Written problem:
Copy nothing but the text: repeat each entry exactly and drop the images.

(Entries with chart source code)
+++++

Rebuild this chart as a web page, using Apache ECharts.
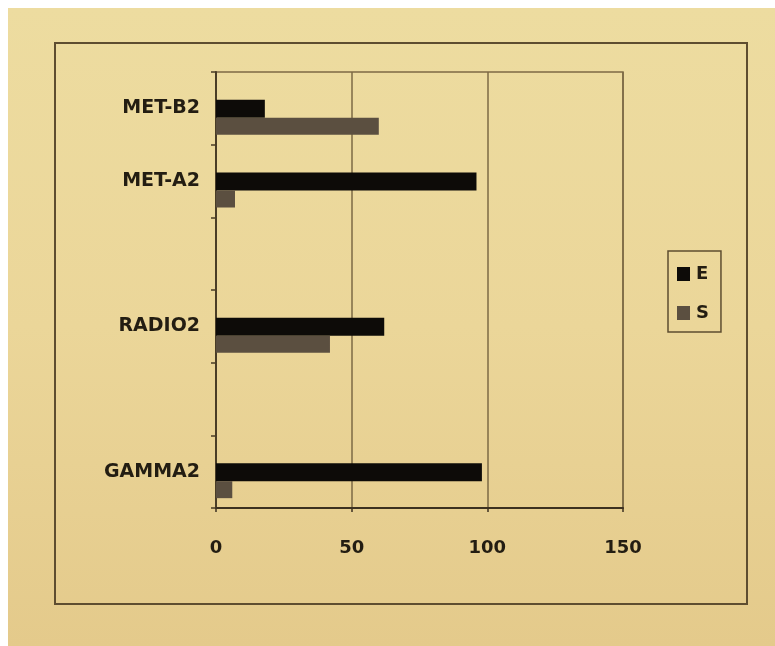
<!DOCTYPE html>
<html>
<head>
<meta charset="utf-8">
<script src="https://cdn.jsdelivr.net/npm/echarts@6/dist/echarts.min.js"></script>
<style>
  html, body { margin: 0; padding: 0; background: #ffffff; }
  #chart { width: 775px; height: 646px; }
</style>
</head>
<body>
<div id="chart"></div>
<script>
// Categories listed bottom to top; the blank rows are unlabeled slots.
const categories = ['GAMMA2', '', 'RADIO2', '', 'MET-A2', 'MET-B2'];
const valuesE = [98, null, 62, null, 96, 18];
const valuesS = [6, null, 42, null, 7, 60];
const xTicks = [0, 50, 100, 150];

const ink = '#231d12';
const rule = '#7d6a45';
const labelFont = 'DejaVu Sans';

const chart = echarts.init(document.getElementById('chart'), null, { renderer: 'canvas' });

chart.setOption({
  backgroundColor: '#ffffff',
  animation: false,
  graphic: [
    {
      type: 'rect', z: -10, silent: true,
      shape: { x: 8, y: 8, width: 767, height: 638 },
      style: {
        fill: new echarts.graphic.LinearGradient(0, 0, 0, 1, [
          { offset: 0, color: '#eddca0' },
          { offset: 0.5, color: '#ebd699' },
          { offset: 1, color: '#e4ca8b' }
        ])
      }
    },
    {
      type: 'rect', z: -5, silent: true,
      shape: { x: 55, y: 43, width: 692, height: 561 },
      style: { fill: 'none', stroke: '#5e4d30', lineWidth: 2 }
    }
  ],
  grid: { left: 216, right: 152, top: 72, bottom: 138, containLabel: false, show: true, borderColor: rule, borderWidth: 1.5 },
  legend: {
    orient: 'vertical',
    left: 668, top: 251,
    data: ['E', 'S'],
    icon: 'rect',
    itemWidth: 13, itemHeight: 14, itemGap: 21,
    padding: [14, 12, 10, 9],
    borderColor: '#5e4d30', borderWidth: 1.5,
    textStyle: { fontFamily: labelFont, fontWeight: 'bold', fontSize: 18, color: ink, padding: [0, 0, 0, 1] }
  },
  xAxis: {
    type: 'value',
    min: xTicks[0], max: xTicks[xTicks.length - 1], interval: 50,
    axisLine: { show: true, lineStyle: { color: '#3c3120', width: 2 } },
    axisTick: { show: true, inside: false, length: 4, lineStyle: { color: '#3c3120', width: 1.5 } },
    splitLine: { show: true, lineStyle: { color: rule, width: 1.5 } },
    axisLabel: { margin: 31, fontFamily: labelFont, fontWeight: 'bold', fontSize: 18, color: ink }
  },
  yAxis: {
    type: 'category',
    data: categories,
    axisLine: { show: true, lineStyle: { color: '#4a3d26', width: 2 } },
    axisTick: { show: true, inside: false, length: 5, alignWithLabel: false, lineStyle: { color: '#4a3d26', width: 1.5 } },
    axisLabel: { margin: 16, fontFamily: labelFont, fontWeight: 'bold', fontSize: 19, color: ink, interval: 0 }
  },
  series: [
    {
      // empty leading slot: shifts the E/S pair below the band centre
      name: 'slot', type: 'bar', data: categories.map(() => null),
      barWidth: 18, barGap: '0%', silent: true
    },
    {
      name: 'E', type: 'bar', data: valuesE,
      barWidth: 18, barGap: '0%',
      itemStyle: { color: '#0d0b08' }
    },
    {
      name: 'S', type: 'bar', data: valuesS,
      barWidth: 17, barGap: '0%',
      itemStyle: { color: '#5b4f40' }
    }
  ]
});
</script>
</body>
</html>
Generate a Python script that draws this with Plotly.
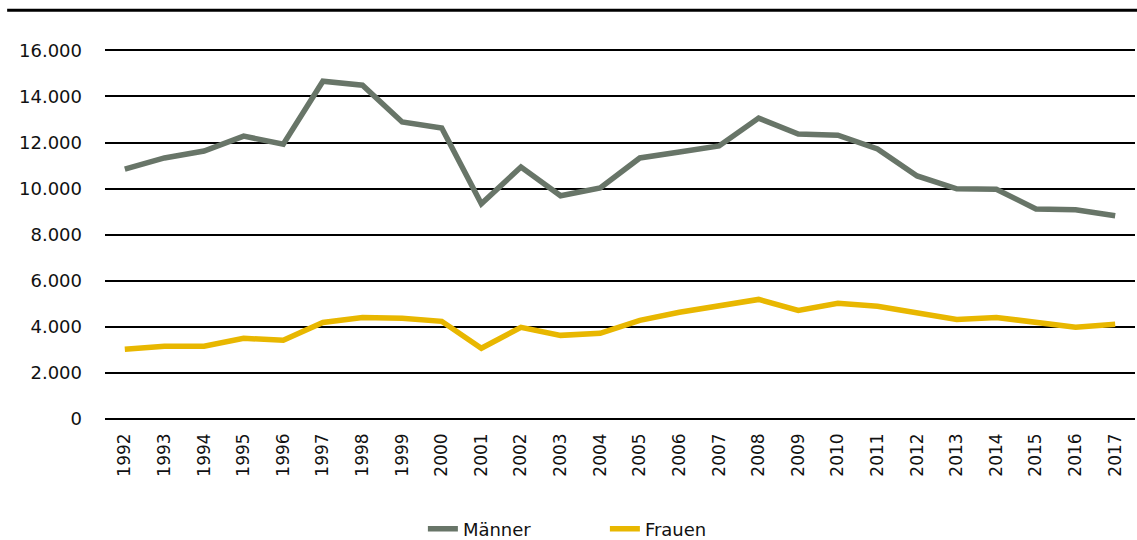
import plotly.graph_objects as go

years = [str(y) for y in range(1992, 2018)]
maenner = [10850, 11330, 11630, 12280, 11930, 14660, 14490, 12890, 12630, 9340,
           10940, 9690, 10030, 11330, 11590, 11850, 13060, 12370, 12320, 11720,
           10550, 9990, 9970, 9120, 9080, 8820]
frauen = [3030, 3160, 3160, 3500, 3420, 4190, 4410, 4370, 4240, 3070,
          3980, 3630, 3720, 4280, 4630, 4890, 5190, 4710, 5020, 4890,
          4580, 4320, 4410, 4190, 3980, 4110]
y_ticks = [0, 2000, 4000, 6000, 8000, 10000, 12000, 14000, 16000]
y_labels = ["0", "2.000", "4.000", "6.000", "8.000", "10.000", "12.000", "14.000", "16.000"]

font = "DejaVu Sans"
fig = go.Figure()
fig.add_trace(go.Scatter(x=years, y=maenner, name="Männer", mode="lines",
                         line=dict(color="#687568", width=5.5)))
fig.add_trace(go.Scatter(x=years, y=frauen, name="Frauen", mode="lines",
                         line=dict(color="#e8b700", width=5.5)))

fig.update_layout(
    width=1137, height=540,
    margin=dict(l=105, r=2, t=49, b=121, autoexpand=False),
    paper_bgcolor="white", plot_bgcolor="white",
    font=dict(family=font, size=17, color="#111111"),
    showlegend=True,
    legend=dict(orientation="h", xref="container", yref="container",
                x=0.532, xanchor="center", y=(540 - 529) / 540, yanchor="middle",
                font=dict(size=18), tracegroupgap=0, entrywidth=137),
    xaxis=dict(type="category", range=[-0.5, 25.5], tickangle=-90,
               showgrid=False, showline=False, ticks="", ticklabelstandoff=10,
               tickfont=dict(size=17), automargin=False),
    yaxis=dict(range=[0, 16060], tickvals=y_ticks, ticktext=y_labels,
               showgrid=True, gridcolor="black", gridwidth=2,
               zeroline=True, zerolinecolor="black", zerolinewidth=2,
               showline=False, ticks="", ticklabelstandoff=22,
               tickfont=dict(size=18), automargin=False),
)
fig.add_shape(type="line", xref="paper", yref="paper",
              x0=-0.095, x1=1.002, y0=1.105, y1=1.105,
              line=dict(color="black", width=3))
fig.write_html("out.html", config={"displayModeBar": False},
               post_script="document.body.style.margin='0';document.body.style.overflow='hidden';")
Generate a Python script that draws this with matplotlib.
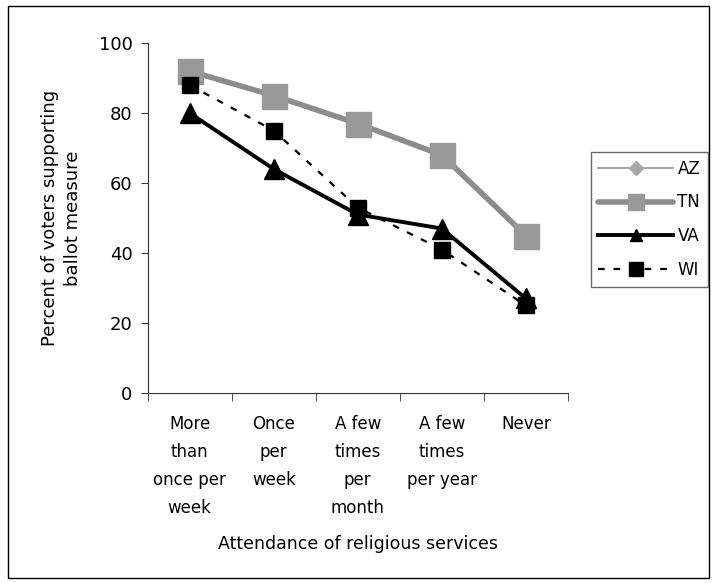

+++++

Solution for this task:
Rebuild this chart as a web page, using Apache ECharts.
<!DOCTYPE html>
<html>
<head>
<meta charset="utf-8">
<script src="https://cdn.jsdelivr.net/npm/echarts@6/dist/echarts.min.js"></script>
<style>
  html, body { margin: 0; padding: 0; background: #ffffff; }
  #chart { width: 775px; height: 646px; }
</style>
</head>
<body>
<div id="chart"></div>
<script>
// Categories listed bottom to top; the blank rows are unlabeled slots.
const categories = ['GAMMA2', '', 'RADIO2', '', 'MET-A2', 'MET-B2'];
const valuesE = [98, null, 62, null, 96, 18];
const valuesS = [6, null, 42, null, 7, 60];
const xTicks = [0, 50, 100, 150];

const ink = '#231d12';
const rule = '#7d6a45';
const labelFont = 'DejaVu Sans';

const chart = echarts.init(document.getElementById('chart'), null, { renderer: 'canvas' });

chart.setOption({
  backgroundColor: '#ffffff',
  animation: false,
  graphic: [
    {
      type: 'rect', z: -10, silent: true,
      shape: { x: 8, y: 8, width: 767, height: 638 },
      style: {
        fill: new echarts.graphic.LinearGradient(0, 0, 0, 1, [
          { offset: 0, color: '#eddca0' },
          { offset: 0.5, color: '#ebd699' },
          { offset: 1, color: '#e4ca8b' }
        ])
      }
    },
    {
      type: 'rect', z: -5, silent: true,
      shape: { x: 55, y: 43, width: 692, height: 561 },
      style: { fill: 'none', stroke: '#5e4d30', lineWidth: 2 }
    }
  ],
  grid: { left: 216, right: 152, top: 72, bottom: 138, containLabel: false, show: true, borderColor: rule, borderWidth: 1.5 },
  legend: {
    orient: 'vertical',
    left: 668, top: 251,
    data: ['E', 'S'],
    icon: 'rect',
    itemWidth: 13, itemHeight: 14, itemGap: 21,
    padding: [14, 12, 10, 9],
    borderColor: '#5e4d30', borderWidth: 1.5,
    textStyle: { fontFamily: labelFont, fontWeight: 'bold', fontSize: 18, color: ink, padding: [0, 0, 0, 1] }
  },
  xAxis: {
    type: 'value',
    min: xTicks[0], max: xTicks[xTicks.length - 1], interval: 50,
    axisLine: { show: true, lineStyle: { color: '#3c3120', width: 2 } },
    axisTick: { show: true, inside: false, length: 4, lineStyle: { color: '#3c3120', width: 1.5 } },
    splitLine: { show: true, lineStyle: { color: rule, width: 1.5 } },
    axisLabel: { margin: 31, fontFamily: labelFont, fontWeight: 'bold', fontSize: 18, color: ink }
  },
  yAxis: {
    type: 'category',
    data: categories,
    axisLine: { show: true, lineStyle: { color: '#4a3d26', width: 2 } },
    axisTick: { show: true, inside: false, length: 5, alignWithLabel: false, lineStyle: { color: '#4a3d26', width: 1.5 } },
    axisLabel: { margin: 16, fontFamily: labelFont, fontWeight: 'bold', fontSize: 19, color: ink, interval: 0 }
  },
  series: [
    {
      // empty leading slot: shifts the E/S pair below the band centre
      name: 'slot', type: 'bar', data: categories.map(() => null),
      barWidth: 18, barGap: '0%', silent: true
    },
    {
      name: 'E', type: 'bar', data: valuesE,
      barWidth: 18, barGap: '0%',
      itemStyle: { color: '#0d0b08' }
    },
    {
      name: 'S', type: 'bar', data: valuesS,
      barWidth: 17, barGap: '0%',
      itemStyle: { color: '#5b4f40' }
    }
  ]
});
</script>
</body>
</html>
Generate a Python script that draws this with Plotly.
import plotly.graph_objects as go

years = [str(y) for y in range(1992, 2018)]
maenner = [10850, 11330, 11630, 12280, 11930, 14660, 14490, 12890, 12630, 9340,
           10940, 9690, 10030, 11330, 11590, 11850, 13060, 12370, 12320, 11720,
           10550, 9990, 9970, 9120, 9080, 8820]
frauen = [3030, 3160, 3160, 3500, 3420, 4190, 4410, 4370, 4240, 3070,
          3980, 3630, 3720, 4280, 4630, 4890, 5190, 4710, 5020, 4890,
          4580, 4320, 4410, 4190, 3980, 4110]
y_ticks = [0, 2000, 4000, 6000, 8000, 10000, 12000, 14000, 16000]
y_labels = ["0", "2.000", "4.000", "6.000", "8.000", "10.000", "12.000", "14.000", "16.000"]

font = "DejaVu Sans"
fig = go.Figure()
fig.add_trace(go.Scatter(x=years, y=maenner, name="Männer", mode="lines",
                         line=dict(color="#687568", width=5.5)))
fig.add_trace(go.Scatter(x=years, y=frauen, name="Frauen", mode="lines",
                         line=dict(color="#e8b700", width=5.5)))

fig.update_layout(
    width=1137, height=540,
    margin=dict(l=105, r=2, t=49, b=121, autoexpand=False),
    paper_bgcolor="white", plot_bgcolor="white",
    font=dict(family=font, size=17, color="#111111"),
    showlegend=True,
    legend=dict(orientation="h", xref="container", yref="container",
                x=0.532, xanchor="center", y=(540 - 529) / 540, yanchor="middle",
                font=dict(size=18), tracegroupgap=0, entrywidth=137),
    xaxis=dict(type="category", range=[-0.5, 25.5], tickangle=-90,
               showgrid=False, showline=False, ticks="", ticklabelstandoff=10,
               tickfont=dict(size=17), automargin=False),
    yaxis=dict(range=[0, 16060], tickvals=y_ticks, ticktext=y_labels,
               showgrid=True, gridcolor="black", gridwidth=2,
               zeroline=True, zerolinecolor="black", zerolinewidth=2,
               showline=False, ticks="", ticklabelstandoff=22,
               tickfont=dict(size=18), automargin=False),
)
fig.add_shape(type="line", xref="paper", yref="paper",
              x0=-0.095, x1=1.002, y0=1.105, y1=1.105,
              line=dict(color="black", width=3))
fig.write_html("out.html", config={"displayModeBar": False},
               post_script="document.body.style.margin='0';document.body.style.overflow='hidden';")
Generate a Python script that draws this with matplotlib.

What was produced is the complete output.